Lines from the one containing "Rebuild this chart" to the one containing "var axisColor = '#222';", both lines included, are to be extracted exactly from the data below; pictures are excluded.

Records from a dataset
● ● ● ● ●

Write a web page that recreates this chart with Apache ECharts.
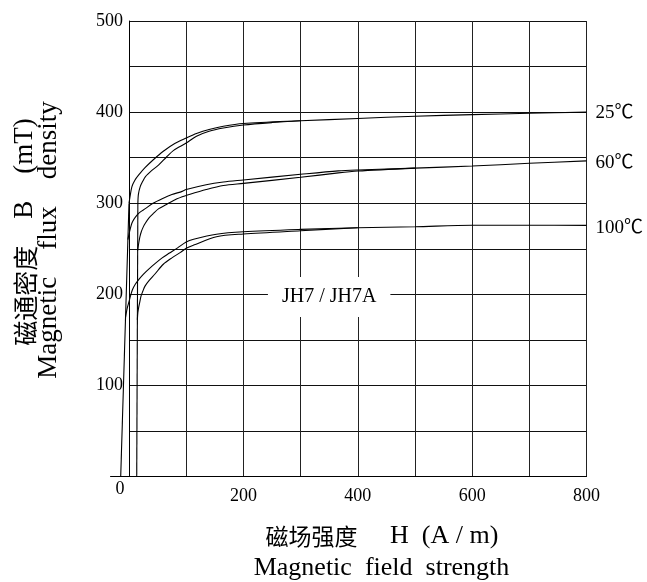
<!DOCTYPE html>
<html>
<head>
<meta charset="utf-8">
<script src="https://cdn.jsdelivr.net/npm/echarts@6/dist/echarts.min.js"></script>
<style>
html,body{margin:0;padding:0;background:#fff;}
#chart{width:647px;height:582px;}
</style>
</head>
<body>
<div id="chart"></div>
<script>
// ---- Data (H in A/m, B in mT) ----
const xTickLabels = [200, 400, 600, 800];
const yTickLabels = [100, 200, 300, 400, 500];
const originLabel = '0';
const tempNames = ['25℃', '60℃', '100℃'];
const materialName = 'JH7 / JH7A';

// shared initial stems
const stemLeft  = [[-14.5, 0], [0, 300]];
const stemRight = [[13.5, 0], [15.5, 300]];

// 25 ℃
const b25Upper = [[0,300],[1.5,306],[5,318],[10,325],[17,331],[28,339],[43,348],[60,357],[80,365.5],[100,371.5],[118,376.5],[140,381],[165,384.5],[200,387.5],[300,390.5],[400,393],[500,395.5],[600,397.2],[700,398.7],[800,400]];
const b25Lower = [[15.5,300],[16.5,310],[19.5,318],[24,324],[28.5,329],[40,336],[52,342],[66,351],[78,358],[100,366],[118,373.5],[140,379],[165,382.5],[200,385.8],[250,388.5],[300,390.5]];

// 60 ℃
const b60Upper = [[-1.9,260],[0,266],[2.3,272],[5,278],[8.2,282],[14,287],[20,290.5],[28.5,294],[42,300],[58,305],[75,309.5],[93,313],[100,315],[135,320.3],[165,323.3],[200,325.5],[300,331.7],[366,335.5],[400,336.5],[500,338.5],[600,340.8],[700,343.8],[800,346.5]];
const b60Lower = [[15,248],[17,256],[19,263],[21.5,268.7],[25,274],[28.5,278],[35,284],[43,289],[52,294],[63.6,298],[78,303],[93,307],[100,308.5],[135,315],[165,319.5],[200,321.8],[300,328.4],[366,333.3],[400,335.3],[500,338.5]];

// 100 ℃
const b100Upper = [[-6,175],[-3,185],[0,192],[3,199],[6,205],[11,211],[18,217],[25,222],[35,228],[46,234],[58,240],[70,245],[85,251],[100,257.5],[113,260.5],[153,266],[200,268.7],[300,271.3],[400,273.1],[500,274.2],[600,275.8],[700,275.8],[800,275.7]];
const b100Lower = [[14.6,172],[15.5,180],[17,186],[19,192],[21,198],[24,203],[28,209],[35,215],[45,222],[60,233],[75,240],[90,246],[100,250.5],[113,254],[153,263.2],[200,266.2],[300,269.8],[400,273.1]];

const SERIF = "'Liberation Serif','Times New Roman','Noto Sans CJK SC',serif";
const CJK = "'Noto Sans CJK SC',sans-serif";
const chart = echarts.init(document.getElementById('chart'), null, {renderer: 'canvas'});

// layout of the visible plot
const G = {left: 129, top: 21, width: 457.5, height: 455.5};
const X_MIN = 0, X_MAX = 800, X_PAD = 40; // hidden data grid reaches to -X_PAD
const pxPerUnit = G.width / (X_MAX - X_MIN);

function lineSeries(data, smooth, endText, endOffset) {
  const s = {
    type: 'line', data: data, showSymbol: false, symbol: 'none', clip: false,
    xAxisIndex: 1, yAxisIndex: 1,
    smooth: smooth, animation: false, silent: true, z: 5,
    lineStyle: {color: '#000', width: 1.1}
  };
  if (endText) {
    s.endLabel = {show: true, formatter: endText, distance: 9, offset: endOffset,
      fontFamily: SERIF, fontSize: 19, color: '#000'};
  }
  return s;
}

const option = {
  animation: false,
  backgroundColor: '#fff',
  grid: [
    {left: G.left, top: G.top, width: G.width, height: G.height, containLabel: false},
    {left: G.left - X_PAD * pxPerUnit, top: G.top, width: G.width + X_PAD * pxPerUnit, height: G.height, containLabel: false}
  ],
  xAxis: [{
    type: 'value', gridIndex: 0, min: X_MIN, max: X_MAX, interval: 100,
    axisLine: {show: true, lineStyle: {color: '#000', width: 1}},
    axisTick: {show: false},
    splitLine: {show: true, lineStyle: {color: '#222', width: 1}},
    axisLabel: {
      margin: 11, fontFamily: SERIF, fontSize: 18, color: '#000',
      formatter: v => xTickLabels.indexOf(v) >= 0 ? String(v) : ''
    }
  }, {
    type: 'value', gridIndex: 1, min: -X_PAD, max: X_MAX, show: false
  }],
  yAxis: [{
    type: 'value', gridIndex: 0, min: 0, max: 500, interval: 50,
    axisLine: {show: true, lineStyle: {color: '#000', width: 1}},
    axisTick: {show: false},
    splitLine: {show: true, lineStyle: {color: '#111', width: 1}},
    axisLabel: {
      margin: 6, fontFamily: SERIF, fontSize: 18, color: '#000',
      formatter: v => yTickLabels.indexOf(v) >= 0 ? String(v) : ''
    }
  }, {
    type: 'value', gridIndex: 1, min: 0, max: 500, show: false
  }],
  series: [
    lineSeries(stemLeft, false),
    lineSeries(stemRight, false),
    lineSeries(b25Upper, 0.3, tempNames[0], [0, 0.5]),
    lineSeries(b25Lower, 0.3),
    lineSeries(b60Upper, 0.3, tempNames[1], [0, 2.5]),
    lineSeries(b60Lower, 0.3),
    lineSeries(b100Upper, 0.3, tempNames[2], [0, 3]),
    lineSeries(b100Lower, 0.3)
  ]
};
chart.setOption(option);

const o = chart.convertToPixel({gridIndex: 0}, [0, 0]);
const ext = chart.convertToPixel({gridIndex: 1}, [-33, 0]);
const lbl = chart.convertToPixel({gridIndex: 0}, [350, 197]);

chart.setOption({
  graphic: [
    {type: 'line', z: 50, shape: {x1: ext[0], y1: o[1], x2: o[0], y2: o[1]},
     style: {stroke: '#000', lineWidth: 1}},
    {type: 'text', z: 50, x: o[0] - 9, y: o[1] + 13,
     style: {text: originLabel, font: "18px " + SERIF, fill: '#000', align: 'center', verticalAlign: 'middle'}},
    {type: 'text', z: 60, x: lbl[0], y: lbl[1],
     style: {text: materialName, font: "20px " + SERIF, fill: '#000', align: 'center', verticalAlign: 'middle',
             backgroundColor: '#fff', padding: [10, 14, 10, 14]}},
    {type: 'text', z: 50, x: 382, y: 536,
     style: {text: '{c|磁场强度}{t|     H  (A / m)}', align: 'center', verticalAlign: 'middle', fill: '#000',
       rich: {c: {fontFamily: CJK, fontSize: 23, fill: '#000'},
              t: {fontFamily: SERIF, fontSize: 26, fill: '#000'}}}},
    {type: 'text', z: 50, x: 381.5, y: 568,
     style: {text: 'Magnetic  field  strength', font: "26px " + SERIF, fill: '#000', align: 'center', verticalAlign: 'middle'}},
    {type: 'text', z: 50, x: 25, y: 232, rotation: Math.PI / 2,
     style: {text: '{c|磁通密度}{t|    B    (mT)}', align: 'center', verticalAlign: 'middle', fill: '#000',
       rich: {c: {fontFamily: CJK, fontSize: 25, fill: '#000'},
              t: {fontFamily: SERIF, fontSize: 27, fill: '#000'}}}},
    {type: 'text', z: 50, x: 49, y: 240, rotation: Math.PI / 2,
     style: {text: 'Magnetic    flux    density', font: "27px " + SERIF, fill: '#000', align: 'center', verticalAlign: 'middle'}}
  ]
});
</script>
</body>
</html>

● ● ● ● ●

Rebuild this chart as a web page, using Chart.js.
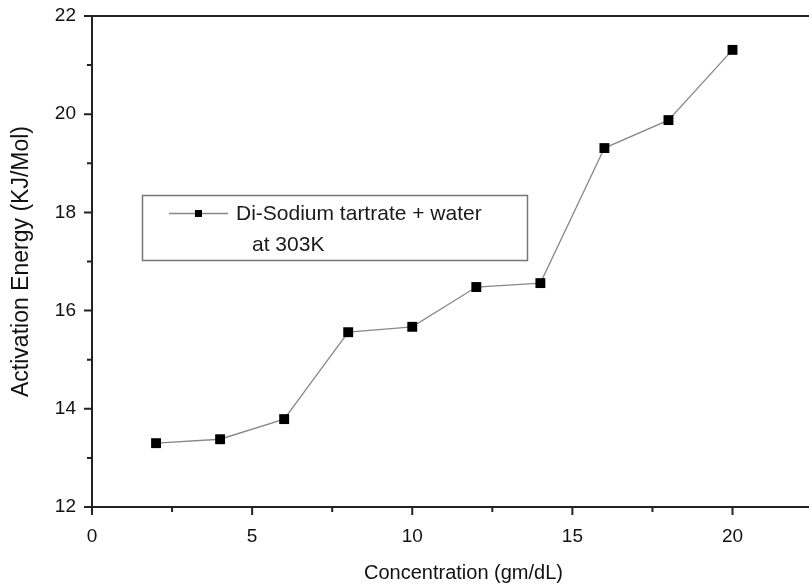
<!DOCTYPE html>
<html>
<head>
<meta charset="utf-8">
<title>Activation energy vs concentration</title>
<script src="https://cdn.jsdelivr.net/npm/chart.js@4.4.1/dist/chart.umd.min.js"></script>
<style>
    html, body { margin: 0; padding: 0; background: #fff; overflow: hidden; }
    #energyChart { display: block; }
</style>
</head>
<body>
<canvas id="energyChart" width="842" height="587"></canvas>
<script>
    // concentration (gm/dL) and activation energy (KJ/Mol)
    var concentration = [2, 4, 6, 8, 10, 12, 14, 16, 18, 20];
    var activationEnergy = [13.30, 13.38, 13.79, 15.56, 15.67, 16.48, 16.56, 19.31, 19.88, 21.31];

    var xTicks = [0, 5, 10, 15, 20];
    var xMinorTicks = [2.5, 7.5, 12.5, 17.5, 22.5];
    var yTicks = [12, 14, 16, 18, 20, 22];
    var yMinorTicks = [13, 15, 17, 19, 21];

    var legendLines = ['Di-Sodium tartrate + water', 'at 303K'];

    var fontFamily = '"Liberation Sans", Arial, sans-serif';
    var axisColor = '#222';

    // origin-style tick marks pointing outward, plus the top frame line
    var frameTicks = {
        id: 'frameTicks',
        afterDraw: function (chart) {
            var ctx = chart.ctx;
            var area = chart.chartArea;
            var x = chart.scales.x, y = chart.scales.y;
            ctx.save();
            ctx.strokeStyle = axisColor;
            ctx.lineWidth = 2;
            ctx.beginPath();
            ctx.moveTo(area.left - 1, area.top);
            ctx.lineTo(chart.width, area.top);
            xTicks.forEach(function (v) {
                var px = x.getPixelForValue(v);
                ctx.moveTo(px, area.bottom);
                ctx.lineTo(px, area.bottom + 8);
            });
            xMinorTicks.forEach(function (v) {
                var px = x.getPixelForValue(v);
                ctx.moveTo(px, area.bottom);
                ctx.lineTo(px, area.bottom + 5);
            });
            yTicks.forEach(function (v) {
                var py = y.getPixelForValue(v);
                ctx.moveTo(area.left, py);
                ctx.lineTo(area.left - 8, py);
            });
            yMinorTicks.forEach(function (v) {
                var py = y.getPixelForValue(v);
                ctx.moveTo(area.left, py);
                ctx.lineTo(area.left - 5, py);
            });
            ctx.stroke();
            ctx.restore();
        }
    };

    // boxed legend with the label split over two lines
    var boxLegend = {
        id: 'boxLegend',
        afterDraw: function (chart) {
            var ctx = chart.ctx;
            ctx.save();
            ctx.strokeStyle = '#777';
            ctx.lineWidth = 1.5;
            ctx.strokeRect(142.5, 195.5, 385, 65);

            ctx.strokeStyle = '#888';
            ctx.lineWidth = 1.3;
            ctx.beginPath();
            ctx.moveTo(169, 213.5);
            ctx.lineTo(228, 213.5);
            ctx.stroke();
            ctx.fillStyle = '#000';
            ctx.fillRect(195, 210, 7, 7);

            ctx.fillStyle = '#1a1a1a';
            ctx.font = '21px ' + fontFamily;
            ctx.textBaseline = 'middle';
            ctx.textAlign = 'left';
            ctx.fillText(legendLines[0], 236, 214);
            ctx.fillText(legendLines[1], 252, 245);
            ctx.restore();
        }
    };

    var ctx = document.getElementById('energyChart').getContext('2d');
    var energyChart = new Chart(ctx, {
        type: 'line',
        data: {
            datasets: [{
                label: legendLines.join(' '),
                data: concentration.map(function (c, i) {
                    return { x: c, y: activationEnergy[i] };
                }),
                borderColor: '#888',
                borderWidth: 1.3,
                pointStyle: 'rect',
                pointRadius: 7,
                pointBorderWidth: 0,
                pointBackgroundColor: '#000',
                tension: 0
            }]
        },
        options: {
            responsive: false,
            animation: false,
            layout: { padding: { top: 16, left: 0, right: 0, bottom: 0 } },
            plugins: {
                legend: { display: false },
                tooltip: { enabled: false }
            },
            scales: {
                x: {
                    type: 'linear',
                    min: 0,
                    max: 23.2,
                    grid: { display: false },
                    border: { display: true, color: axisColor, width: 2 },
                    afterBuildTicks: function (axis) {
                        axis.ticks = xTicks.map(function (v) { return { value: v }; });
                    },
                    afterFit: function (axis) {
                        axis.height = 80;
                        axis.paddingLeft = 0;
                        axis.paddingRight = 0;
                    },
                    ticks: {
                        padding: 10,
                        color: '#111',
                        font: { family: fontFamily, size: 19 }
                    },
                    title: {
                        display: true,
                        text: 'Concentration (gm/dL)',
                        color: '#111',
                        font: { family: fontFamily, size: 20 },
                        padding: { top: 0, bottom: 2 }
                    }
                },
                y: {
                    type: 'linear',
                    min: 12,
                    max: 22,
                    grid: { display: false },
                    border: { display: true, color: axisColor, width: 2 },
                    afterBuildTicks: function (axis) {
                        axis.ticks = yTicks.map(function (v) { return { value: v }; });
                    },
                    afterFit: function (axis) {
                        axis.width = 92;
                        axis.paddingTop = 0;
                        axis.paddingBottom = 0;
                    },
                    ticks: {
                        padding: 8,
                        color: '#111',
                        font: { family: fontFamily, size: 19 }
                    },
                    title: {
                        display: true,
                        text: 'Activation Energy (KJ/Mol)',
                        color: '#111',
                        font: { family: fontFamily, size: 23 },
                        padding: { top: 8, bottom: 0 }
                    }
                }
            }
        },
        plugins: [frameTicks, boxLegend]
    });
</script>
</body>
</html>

● ● ● ● ●

**Reply:**
Rebuild this chart as a web page, using Chart.js.
<!DOCTYPE html>
<html>
<head>
<meta charset="utf-8">
<title>Activation energy vs concentration</title>
<script src="https://cdn.jsdelivr.net/npm/chart.js@4.4.1/dist/chart.umd.min.js"></script>
<style>
    html, body { margin: 0; padding: 0; background: #fff; overflow: hidden; }
    #energyChart { display: block; }
</style>
</head>
<body>
<canvas id="energyChart" width="842" height="587"></canvas>
<script>
    // concentration (gm/dL) and activation energy (KJ/Mol)
    var concentration = [2, 4, 6, 8, 10, 12, 14, 16, 18, 20];
    var activationEnergy = [13.30, 13.38, 13.79, 15.56, 15.67, 16.48, 16.56, 19.31, 19.88, 21.31];

    var xTicks = [0, 5, 10, 15, 20];
    var xMinorTicks = [2.5, 7.5, 12.5, 17.5, 22.5];
    var yTicks = [12, 14, 16, 18, 20, 22];
    var yMinorTicks = [13, 15, 17, 19, 21];

    var legendLines = ['Di-Sodium tartrate + water', 'at 303K'];

    var fontFamily = '"Liberation Sans", Arial, sans-serif';
    var axisColor = '#222';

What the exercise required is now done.